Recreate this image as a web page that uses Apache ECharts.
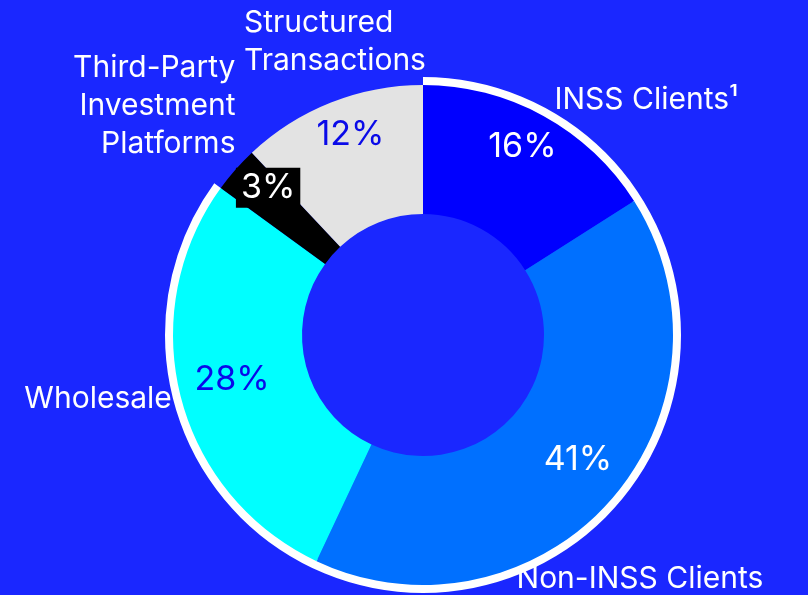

...

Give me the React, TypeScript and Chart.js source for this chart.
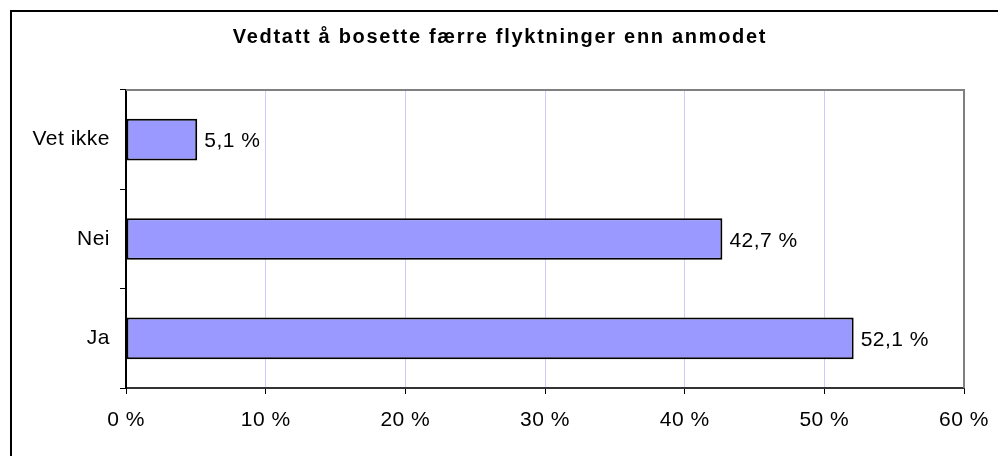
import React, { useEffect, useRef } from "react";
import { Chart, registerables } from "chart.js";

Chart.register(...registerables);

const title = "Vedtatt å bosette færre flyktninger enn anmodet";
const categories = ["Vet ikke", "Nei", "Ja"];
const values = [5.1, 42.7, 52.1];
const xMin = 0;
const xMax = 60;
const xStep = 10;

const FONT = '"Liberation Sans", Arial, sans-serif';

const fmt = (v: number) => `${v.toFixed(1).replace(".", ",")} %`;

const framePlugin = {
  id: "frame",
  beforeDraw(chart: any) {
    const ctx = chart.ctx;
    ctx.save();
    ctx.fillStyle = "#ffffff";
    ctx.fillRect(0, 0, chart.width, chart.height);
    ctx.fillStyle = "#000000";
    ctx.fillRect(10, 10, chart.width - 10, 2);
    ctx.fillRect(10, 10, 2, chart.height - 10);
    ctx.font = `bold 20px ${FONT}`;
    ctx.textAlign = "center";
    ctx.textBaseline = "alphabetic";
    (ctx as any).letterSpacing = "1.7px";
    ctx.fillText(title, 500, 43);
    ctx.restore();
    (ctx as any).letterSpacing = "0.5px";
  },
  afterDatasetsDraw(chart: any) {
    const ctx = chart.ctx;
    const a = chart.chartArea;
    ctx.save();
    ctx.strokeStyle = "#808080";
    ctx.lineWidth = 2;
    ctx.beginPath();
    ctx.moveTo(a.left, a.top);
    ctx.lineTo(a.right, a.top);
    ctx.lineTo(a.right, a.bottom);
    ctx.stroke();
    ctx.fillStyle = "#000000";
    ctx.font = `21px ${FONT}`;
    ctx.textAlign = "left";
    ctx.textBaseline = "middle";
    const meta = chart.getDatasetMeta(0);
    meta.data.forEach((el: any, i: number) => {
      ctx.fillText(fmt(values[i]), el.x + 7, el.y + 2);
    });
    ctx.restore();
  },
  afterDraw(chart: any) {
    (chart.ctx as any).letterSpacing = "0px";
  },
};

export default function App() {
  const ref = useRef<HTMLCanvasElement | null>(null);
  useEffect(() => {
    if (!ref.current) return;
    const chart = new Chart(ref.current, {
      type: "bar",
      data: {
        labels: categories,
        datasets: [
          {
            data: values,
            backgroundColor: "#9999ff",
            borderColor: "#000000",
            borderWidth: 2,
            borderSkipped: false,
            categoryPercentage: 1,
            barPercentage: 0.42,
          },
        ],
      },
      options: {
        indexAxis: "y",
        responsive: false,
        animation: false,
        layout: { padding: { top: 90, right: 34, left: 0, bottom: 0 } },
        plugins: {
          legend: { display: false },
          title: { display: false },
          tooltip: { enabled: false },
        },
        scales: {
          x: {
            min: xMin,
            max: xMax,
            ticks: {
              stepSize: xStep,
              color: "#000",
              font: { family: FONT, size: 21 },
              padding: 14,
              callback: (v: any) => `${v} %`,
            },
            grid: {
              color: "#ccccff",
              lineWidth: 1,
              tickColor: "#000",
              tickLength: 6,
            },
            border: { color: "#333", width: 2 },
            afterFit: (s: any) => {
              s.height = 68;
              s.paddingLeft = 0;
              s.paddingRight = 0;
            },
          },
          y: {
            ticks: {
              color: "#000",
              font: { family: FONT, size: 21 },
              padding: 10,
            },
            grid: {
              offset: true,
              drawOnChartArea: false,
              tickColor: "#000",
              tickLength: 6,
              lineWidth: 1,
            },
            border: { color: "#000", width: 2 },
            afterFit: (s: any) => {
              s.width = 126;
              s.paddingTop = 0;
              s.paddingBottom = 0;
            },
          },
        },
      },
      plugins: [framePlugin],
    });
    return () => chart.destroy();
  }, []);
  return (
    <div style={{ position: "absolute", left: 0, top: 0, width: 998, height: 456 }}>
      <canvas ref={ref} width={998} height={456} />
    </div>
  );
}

==

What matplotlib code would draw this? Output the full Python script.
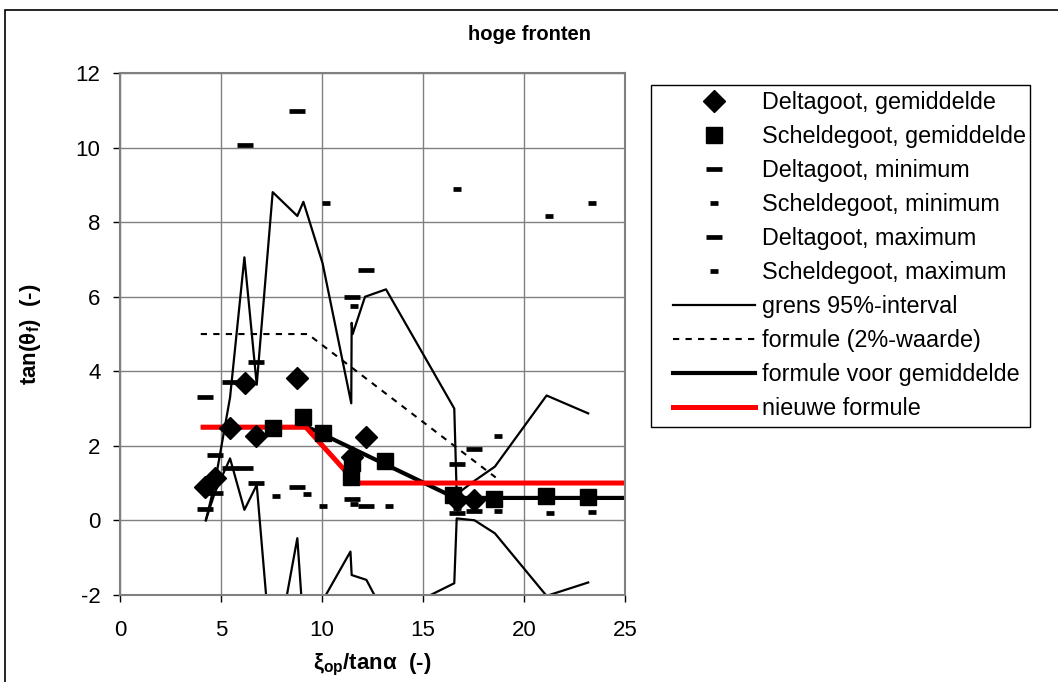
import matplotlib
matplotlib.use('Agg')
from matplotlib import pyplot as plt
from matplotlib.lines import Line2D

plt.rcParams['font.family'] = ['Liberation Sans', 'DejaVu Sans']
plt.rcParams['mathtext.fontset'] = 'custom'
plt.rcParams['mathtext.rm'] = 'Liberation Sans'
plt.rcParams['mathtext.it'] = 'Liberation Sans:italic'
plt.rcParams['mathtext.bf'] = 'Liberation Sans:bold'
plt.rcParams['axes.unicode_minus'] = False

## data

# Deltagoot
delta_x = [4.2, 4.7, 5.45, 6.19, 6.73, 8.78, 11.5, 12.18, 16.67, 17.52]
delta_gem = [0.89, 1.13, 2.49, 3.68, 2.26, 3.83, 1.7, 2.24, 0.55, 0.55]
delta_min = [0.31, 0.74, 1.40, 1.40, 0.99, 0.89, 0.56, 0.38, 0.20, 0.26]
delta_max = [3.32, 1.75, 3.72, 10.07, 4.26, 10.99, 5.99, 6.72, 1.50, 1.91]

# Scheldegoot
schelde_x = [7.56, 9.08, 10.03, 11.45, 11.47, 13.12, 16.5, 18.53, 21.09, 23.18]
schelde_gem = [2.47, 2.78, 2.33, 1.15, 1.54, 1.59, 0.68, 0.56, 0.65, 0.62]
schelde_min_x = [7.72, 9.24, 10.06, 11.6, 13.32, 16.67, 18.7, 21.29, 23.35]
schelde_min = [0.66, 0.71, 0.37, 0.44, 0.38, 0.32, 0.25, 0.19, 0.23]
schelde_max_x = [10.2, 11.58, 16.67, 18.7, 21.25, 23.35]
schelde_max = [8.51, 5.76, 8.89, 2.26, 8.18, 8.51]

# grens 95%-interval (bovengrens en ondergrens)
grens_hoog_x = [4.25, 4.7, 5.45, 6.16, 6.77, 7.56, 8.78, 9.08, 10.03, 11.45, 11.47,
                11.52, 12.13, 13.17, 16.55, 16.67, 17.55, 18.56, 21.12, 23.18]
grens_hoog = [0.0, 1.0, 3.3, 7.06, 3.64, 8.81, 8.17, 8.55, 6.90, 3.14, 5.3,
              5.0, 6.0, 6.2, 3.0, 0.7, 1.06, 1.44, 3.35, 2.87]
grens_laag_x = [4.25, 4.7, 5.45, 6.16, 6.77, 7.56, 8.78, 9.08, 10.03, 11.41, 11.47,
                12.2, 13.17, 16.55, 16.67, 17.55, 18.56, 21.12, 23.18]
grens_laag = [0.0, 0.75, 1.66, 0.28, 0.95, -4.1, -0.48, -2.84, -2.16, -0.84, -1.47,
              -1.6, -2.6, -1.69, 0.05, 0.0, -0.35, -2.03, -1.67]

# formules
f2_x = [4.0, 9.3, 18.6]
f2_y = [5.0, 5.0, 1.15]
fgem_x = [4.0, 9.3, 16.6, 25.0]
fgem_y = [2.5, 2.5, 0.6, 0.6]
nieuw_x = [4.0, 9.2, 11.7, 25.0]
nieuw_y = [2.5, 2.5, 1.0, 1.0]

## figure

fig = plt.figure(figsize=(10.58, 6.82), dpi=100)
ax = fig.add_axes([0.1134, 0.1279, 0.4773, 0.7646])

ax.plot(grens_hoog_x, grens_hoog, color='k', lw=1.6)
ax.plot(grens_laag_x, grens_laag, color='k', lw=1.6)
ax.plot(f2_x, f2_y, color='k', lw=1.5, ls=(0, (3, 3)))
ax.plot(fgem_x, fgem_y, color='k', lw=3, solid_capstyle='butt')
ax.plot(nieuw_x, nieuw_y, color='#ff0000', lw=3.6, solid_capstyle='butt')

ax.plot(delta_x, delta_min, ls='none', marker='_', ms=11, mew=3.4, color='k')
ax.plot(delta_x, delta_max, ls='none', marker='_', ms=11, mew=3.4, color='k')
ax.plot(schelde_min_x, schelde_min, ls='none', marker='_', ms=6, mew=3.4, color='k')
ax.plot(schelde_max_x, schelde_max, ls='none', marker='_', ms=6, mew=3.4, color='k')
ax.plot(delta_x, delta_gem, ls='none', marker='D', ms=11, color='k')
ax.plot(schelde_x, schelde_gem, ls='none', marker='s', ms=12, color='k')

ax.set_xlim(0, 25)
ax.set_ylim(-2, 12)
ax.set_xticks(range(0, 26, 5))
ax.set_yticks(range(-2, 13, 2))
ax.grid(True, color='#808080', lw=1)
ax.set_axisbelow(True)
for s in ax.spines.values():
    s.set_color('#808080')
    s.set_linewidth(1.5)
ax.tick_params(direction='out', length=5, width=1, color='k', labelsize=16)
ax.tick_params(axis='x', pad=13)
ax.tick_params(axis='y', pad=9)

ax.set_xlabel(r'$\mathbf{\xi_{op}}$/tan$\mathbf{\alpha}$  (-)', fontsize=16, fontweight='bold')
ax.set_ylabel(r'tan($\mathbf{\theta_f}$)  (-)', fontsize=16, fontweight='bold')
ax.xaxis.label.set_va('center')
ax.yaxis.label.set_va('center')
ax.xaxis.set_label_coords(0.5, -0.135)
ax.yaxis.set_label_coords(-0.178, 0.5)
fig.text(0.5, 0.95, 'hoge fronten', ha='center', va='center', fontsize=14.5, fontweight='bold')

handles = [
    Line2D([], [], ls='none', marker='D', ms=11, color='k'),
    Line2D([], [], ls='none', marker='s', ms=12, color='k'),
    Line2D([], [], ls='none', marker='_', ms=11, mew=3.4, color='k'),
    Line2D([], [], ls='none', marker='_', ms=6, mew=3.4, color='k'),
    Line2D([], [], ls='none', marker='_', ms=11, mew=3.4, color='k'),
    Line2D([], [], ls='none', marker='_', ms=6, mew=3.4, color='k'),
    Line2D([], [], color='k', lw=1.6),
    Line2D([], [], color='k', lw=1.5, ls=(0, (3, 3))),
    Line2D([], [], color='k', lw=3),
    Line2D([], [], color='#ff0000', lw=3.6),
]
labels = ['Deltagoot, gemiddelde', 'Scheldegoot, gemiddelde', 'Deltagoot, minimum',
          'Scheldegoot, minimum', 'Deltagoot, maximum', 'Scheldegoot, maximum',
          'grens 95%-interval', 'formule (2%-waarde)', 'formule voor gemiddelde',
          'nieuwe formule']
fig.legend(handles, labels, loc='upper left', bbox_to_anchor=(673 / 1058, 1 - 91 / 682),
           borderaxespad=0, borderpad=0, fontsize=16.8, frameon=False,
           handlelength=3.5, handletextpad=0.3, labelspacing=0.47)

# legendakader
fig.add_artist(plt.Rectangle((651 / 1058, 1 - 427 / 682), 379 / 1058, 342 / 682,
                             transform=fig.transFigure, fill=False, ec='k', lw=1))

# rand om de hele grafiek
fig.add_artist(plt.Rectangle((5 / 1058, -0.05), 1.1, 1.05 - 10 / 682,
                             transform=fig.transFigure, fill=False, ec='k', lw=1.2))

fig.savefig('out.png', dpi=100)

YOUR OBJECTIVE. Above are the records. Copy every line in them holding "this".

THE ANSWER.
Recreate this image as a web page that uses Apache ECharts.
Give me the React, TypeScript and Chart.js source for this chart.
What matplotlib code would draw this? Output the full Python script.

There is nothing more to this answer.